Task goal =>
Here are some records; quote them exactly, leaving out the pictures.

────────────────────────────────────────

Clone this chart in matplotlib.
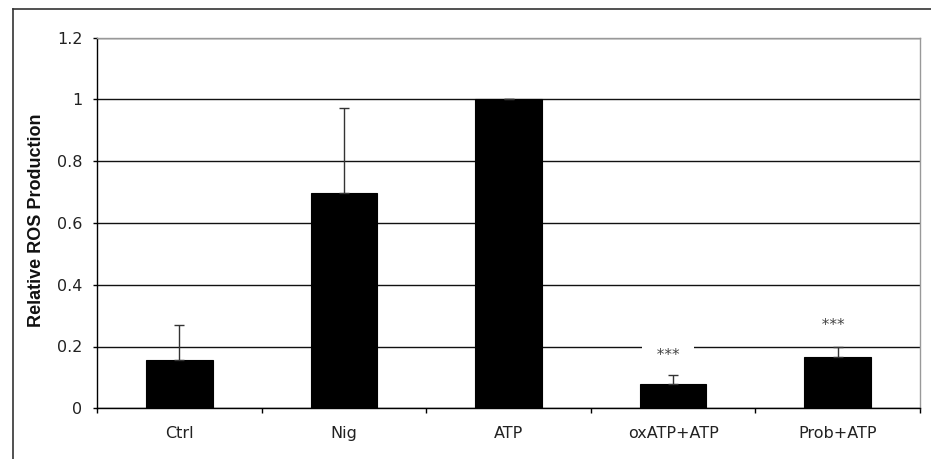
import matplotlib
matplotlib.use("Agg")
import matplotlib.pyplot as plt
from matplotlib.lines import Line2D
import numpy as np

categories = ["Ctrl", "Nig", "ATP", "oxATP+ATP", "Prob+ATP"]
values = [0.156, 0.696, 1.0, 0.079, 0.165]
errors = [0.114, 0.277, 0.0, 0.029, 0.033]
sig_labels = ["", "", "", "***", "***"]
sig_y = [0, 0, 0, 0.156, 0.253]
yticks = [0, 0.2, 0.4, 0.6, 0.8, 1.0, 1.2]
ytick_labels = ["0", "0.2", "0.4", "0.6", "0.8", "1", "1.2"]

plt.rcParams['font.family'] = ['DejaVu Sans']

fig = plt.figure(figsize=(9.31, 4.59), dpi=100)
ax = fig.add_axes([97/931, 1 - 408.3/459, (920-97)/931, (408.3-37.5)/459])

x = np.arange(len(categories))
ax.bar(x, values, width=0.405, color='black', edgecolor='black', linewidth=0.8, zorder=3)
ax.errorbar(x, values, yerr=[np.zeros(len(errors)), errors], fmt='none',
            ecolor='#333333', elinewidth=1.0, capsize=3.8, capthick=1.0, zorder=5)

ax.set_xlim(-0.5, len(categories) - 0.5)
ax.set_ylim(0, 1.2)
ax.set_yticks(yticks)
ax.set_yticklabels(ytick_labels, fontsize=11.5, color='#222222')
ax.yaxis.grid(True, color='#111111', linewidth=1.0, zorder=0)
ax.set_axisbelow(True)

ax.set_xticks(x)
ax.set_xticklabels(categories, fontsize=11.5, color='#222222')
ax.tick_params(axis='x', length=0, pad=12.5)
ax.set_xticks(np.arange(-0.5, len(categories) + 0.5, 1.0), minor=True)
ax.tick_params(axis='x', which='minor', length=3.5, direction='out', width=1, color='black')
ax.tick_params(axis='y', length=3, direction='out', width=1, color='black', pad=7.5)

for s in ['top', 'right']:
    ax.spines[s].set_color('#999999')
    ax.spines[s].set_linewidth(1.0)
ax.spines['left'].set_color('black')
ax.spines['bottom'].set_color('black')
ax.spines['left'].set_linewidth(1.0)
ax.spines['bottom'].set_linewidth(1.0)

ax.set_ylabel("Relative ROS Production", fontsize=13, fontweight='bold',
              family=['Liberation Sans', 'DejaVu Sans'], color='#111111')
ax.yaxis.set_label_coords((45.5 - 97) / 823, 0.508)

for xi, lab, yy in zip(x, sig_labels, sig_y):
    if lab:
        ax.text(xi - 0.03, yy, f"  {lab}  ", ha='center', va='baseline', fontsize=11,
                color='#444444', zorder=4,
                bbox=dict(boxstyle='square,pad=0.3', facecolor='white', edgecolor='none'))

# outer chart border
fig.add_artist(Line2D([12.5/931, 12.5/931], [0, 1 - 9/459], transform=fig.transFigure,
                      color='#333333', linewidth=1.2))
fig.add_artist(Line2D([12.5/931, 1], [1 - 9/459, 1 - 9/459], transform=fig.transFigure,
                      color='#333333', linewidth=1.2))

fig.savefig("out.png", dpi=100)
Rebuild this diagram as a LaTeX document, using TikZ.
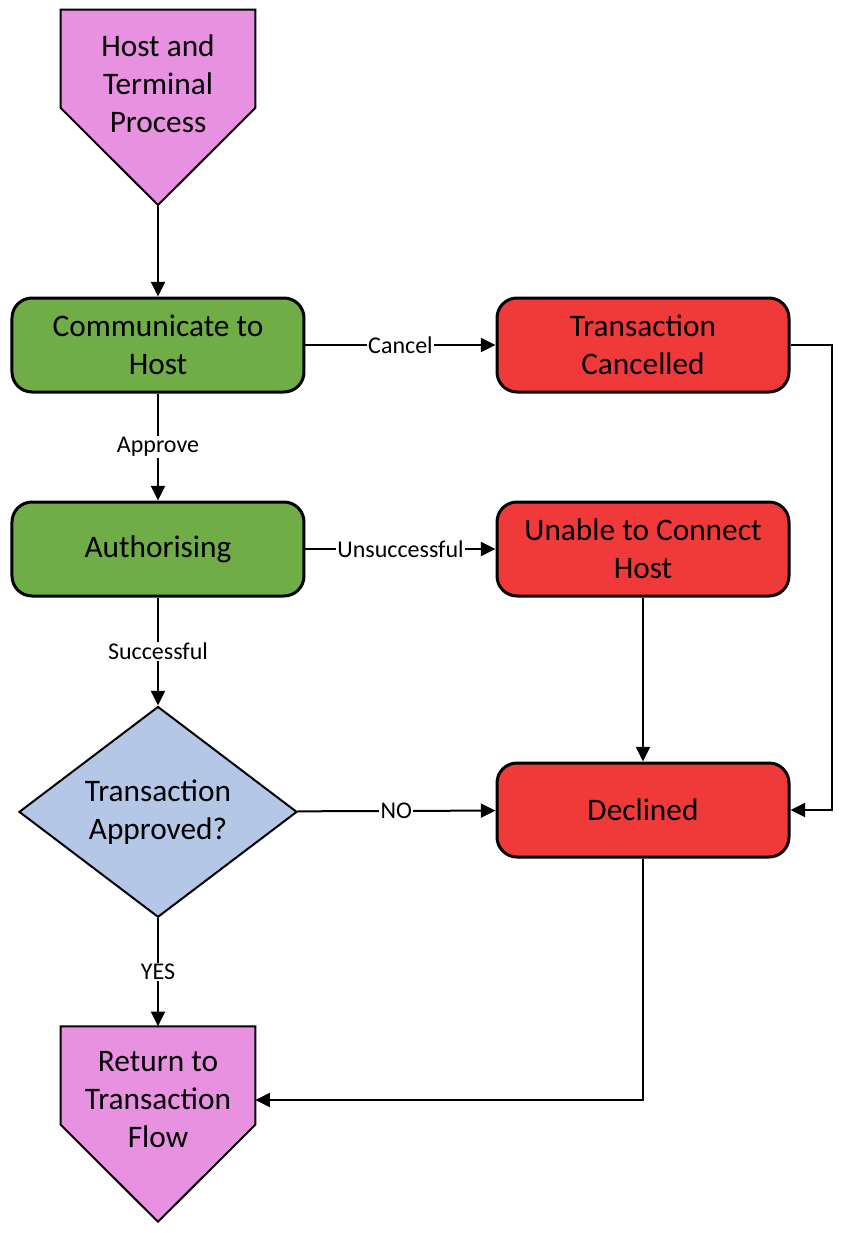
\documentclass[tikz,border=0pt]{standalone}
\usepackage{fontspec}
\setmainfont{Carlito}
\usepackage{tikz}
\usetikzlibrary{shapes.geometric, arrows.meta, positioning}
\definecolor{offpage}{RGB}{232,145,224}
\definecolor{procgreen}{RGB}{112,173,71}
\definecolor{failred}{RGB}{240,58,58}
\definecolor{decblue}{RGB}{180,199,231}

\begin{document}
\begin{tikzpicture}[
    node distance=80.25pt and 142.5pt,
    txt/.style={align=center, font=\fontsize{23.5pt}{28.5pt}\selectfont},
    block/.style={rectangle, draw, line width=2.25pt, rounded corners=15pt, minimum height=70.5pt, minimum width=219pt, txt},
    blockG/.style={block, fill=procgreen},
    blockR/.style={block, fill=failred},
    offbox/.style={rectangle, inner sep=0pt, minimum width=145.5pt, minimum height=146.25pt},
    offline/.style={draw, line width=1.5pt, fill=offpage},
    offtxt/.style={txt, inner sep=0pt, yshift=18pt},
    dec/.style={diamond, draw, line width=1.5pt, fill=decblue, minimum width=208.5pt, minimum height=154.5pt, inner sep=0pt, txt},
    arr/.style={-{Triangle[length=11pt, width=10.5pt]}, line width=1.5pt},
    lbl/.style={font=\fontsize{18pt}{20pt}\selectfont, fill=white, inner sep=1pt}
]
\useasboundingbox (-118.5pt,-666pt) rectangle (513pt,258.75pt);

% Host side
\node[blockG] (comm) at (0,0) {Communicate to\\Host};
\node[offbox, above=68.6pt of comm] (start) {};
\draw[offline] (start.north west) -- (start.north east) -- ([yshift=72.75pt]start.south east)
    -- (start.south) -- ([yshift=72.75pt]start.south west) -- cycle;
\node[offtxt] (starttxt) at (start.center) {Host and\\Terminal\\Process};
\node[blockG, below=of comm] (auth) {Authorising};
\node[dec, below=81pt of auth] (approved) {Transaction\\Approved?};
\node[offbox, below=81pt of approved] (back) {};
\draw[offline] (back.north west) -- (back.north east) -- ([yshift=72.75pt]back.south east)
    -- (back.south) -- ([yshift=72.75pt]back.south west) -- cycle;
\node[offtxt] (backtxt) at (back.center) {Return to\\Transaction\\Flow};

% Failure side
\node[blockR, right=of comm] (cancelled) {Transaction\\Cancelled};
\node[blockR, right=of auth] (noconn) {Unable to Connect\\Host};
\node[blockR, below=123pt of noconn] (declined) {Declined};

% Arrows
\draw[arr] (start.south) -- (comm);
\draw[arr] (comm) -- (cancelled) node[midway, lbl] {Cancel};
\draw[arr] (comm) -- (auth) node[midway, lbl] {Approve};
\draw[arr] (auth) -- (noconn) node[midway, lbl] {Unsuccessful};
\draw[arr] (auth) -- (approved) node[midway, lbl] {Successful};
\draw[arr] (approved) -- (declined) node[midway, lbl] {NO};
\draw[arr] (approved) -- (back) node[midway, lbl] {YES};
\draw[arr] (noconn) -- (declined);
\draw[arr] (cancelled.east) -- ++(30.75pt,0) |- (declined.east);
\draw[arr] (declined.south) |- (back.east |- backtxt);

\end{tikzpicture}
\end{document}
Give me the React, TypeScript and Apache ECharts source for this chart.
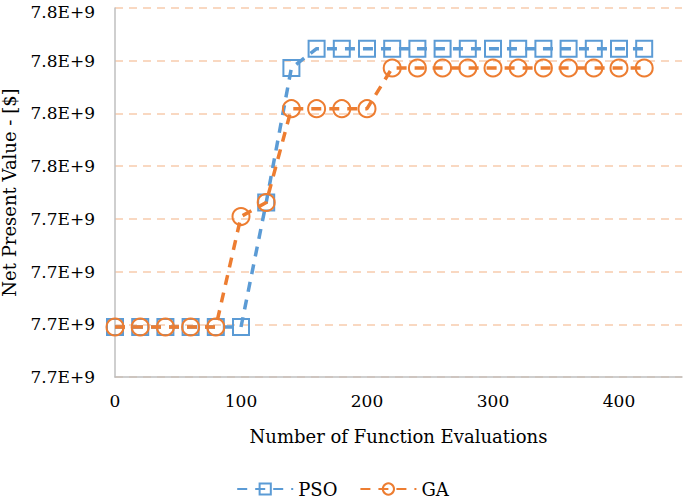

────────────────────────────────────────

Written solution =>
Clone this chart in matplotlib.
import matplotlib
matplotlib.use("Agg")
import matplotlib.pyplot as plt
from matplotlib.lines import Line2D
import numpy as np

categories = ["Ctrl", "Nig", "ATP", "oxATP+ATP", "Prob+ATP"]
values = [0.156, 0.696, 1.0, 0.079, 0.165]
errors = [0.114, 0.277, 0.0, 0.029, 0.033]
sig_labels = ["", "", "", "***", "***"]
sig_y = [0, 0, 0, 0.156, 0.253]
yticks = [0, 0.2, 0.4, 0.6, 0.8, 1.0, 1.2]
ytick_labels = ["0", "0.2", "0.4", "0.6", "0.8", "1", "1.2"]

plt.rcParams['font.family'] = ['DejaVu Sans']

fig = plt.figure(figsize=(9.31, 4.59), dpi=100)
ax = fig.add_axes([97/931, 1 - 408.3/459, (920-97)/931, (408.3-37.5)/459])

x = np.arange(len(categories))
ax.bar(x, values, width=0.405, color='black', edgecolor='black', linewidth=0.8, zorder=3)
ax.errorbar(x, values, yerr=[np.zeros(len(errors)), errors], fmt='none',
            ecolor='#333333', elinewidth=1.0, capsize=3.8, capthick=1.0, zorder=5)

ax.set_xlim(-0.5, len(categories) - 0.5)
ax.set_ylim(0, 1.2)
ax.set_yticks(yticks)
ax.set_yticklabels(ytick_labels, fontsize=11.5, color='#222222')
ax.yaxis.grid(True, color='#111111', linewidth=1.0, zorder=0)
ax.set_axisbelow(True)

ax.set_xticks(x)
ax.set_xticklabels(categories, fontsize=11.5, color='#222222')
ax.tick_params(axis='x', length=0, pad=12.5)
ax.set_xticks(np.arange(-0.5, len(categories) + 0.5, 1.0), minor=True)
ax.tick_params(axis='x', which='minor', length=3.5, direction='out', width=1, color='black')
ax.tick_params(axis='y', length=3, direction='out', width=1, color='black', pad=7.5)

for s in ['top', 'right']:
    ax.spines[s].set_color('#999999')
    ax.spines[s].set_linewidth(1.0)
ax.spines['left'].set_color('black')
ax.spines['bottom'].set_color('black')
ax.spines['left'].set_linewidth(1.0)
ax.spines['bottom'].set_linewidth(1.0)

ax.set_ylabel("Relative ROS Production", fontsize=13, fontweight='bold',
              family=['Liberation Sans', 'DejaVu Sans'], color='#111111')
ax.yaxis.set_label_coords((45.5 - 97) / 823, 0.508)

for xi, lab, yy in zip(x, sig_labels, sig_y):
    if lab:
        ax.text(xi - 0.03, yy, f"  {lab}  ", ha='center', va='baseline', fontsize=11,
                color='#444444', zorder=4,
                bbox=dict(boxstyle='square,pad=0.3', facecolor='white', edgecolor='none'))

# outer chart border
fig.add_artist(Line2D([12.5/931, 12.5/931], [0, 1 - 9/459], transform=fig.transFigure,
                      color='#333333', linewidth=1.2))
fig.add_artist(Line2D([12.5/931, 1], [1 - 9/459, 1 - 9/459], transform=fig.transFigure,
                      color='#333333', linewidth=1.2))

fig.savefig("out.png", dpi=100)
Rebuild this diagram as a LaTeX document, using TikZ.
\documentclass[tikz,border=0pt]{standalone}
\usepackage{fontspec}
\setmainfont{Carlito}
\usepackage{tikz}
\usetikzlibrary{shapes.geometric, arrows.meta, positioning}
\definecolor{offpage}{RGB}{232,145,224}
\definecolor{procgreen}{RGB}{112,173,71}
\definecolor{failred}{RGB}{240,58,58}
\definecolor{decblue}{RGB}{180,199,231}

\begin{document}
\begin{tikzpicture}[
    node distance=80.25pt and 142.5pt,
    txt/.style={align=center, font=\fontsize{23.5pt}{28.5pt}\selectfont},
    block/.style={rectangle, draw, line width=2.25pt, rounded corners=15pt, minimum height=70.5pt, minimum width=219pt, txt},
    blockG/.style={block, fill=procgreen},
    blockR/.style={block, fill=failred},
    offbox/.style={rectangle, inner sep=0pt, minimum width=145.5pt, minimum height=146.25pt},
    offline/.style={draw, line width=1.5pt, fill=offpage},
    offtxt/.style={txt, inner sep=0pt, yshift=18pt},
    dec/.style={diamond, draw, line width=1.5pt, fill=decblue, minimum width=208.5pt, minimum height=154.5pt, inner sep=0pt, txt},
    arr/.style={-{Triangle[length=11pt, width=10.5pt]}, line width=1.5pt},
    lbl/.style={font=\fontsize{18pt}{20pt}\selectfont, fill=white, inner sep=1pt}
]
\useasboundingbox (-118.5pt,-666pt) rectangle (513pt,258.75pt);

% Host side
\node[blockG] (comm) at (0,0) {Communicate to\\Host};
\node[offbox, above=68.6pt of comm] (start) {};
\draw[offline] (start.north west) -- (start.north east) -- ([yshift=72.75pt]start.south east)
    -- (start.south) -- ([yshift=72.75pt]start.south west) -- cycle;
\node[offtxt] (starttxt) at (start.center) {Host and\\Terminal\\Process};
\node[blockG, below=of comm] (auth) {Authorising};
\node[dec, below=81pt of auth] (approved) {Transaction\\Approved?};
\node[offbox, below=81pt of approved] (back) {};
\draw[offline] (back.north west) -- (back.north east) -- ([yshift=72.75pt]back.south east)
    -- (back.south) -- ([yshift=72.75pt]back.south west) -- cycle;
\node[offtxt] (backtxt) at (back.center) {Return to\\Transaction\\Flow};

% Failure side
\node[blockR, right=of comm] (cancelled) {Transaction\\Cancelled};
\node[blockR, right=of auth] (noconn) {Unable to Connect\\Host};
\node[blockR, below=123pt of noconn] (declined) {Declined};

% Arrows
\draw[arr] (start.south) -- (comm);
\draw[arr] (comm) -- (cancelled) node[midway, lbl] {Cancel};
\draw[arr] (comm) -- (auth) node[midway, lbl] {Approve};
\draw[arr] (auth) -- (noconn) node[midway, lbl] {Unsuccessful};
\draw[arr] (auth) -- (approved) node[midway, lbl] {Successful};
\draw[arr] (approved) -- (declined) node[midway, lbl] {NO};
\draw[arr] (approved) -- (back) node[midway, lbl] {YES};
\draw[arr] (noconn) -- (declined);
\draw[arr] (cancelled.east) -- ++(30.75pt,0) |- (declined.east);
\draw[arr] (declined.south) |- (back.east |- backtxt);

\end{tikzpicture}
\end{document}
Give me the React, TypeScript and Apache ECharts source for this chart.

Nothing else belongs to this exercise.